With You Through the Next Steps

Losing a loved one is never easy — and dealing with the legal side of things can feel overwhelming. That’s where we come in. At Pier Law, we’re here to take the stress off your shoulders and help guide you through the next steps with care, clarity, and compassion.

Whether you’re managing the estate of someone who has passed, applying for probate, dealing with overseas estates, or simply unsure of what needs to happen next, our experienced team can walk you through the process. We explain everything in plain language, handle the paperwork, and keep things moving, so you can focus on what matters most.

No two estates are the same, and we tailor our support to suit your situation, from small, straightforward estates to more complex matters. You don’t need to have all the answers; that’s what we’re here for.

Let us take care of the legal side, so you don’t have to carry it alone.

What is the process after a loved one passes?

Grants of Administration (Probate and Letters of Administration)

Any estate with an asset worth more than $15,000.00 (such as a bank account, KiwiSaver, shareholding) and/or where the deceased owned property in their sole name will require a grant of administration before work can begin on the administration of the estate.

 

Probate

Probate is a type of grant, issued by the High Court of Wellington, that authorises the executors named in the deceased’s Will to deal with the estate assets. Without this document, the executors will be unable to deal with the estate assets.

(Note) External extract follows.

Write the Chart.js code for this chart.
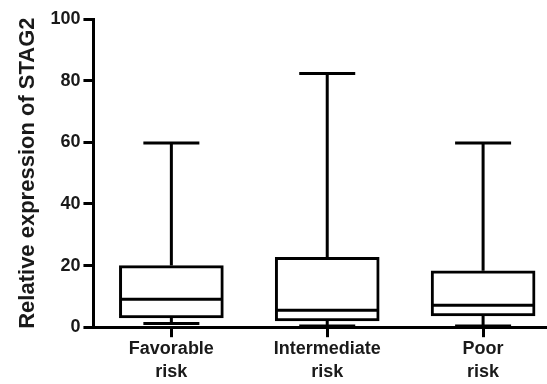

Applying for the grant of probate is specialised work and is best completed through a law firm. It involves the executors signing affidavits to swear or to affirm the facts of the deceased’s Will and the circumstances of their passing. The signed affidavits plus other supporting documents and the original will are sent to the High Court to assess and if all is in order, they will issue the grant of probate.

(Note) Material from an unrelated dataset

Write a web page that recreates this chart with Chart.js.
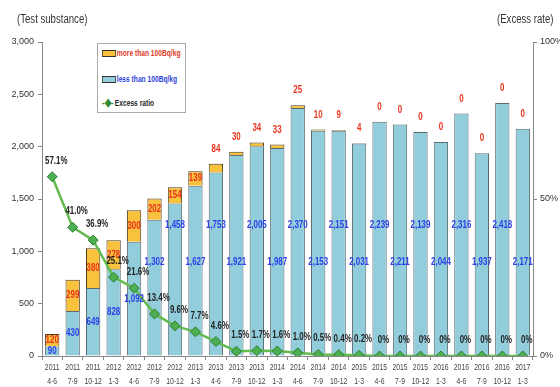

In some cases, one of the executors may not want to be appointed as an executor of the estate or may not feel capable of carrying out the duties of an executor. In these instances, a Renunciation of probate is required, to remove that executor.

 

Letters of Administration with Will Annexed

Where the deceased had a Will, and the estate does require a grant of administration, but for some reason the executors are unable or unwilling to act for the estate, we apply for a different type of grant. Letters of Administration with Will annexed is used when some part of the Will provisions cannot be carried out. For example, if the Will appoints two people to be the executors of the estate, but they both have died before the Will-maker dies. Letters of Administration can be applied for to appoint someone who was not named in the Will as an executor, to administer the estate.

 

Letters of Administration on Intestacy

Where the deceased did not have a valid Will, but the estate still requires a grant of administration, we can apply for Letters of Administration on Intestacy. This involves selecting the correct person to become the administrator of the estate and following the rules for distribution of the estate, as there is no Will to guide us. The distribution of assets for an estate with no Will is dictated by the Administration Act 1969 and provides the specifics for how the estate assets will be distributed.

Our team is very experienced in obtaining the various grants of administration from the High Court and can assist you with these applications and the estate administration.

 

What happens to New Zealand assets where the deceased lived overseas?

New Zealand estate administration requirements apply to all estates where there are assets held in New Zealand, even if the deceased lived overseas and estate administration is being conducted in that country. Read more here.

 

When can I contest a Will?

We often get requests from people asking if they can challenge a Will due to various reasons. Generally there are three main avenues for contesting a Will, you can read more about them here.

Funerals

Planning a funeral or cremation can be a very stressful task. We encourage our clients to make their burial/cremation wishes known to the family to remove some of the uncertainty around this difficult time.

There are a few key things to remember before you make these arrangements with the funeral director:

  1. Always look for a copy of the latest will or contact the deceased’s solicitor to find out if there were burial/cremation instructions in the deceased’s will.
  2. Make sure that the executor/s of the estate are notified as soon as possible. The executors have the final say in how the burial/cremation proceeds.
  3. The burial/cremation wishes are exactly that, wishes made by the deceased. The executor has the power to change the burial/cremation instructions if they feel that this would be in the best interest of the estate or the family of the deceased and may take into account many factors before making a decision.
  4. Funeral/cremation costs can be paid for through the deceased’s bank accounts provided there are sufficient funds held there.

Small Estates

If the assets under an estate equate to less than $15,000.00 NZ dollars, a formal grant from the high court is not required to administer the estate assets.

The deceased’s appointed executor will still need to obtain a certified copy of the Will to prove their authority to administer the estate.

In the event that the deceased held no Will, the next of kin will be able to administer the estate.

However, please note it is always best to contact us to discuss small estates before dealing with any assets belonging to a deceased person to avoid any complications or liabilities.

Joint Assets & Liabilities

All joint assets pass automatically to any surviving asset holders upon the passing of an asset holder. The most common example is jointly owned bank accounts – notifying the bank and providing a death certificate to them is sufficient for ownership to be changed.

Generally, if any debts or liabilities are owned jointly between the deceased and another person (a mortgage being the most common example), that debt will also become the sole responsibility or the survivor.

The institution with which the asset or liability is held will be able to inform you as to whether the assets and liabilities are jointly owned.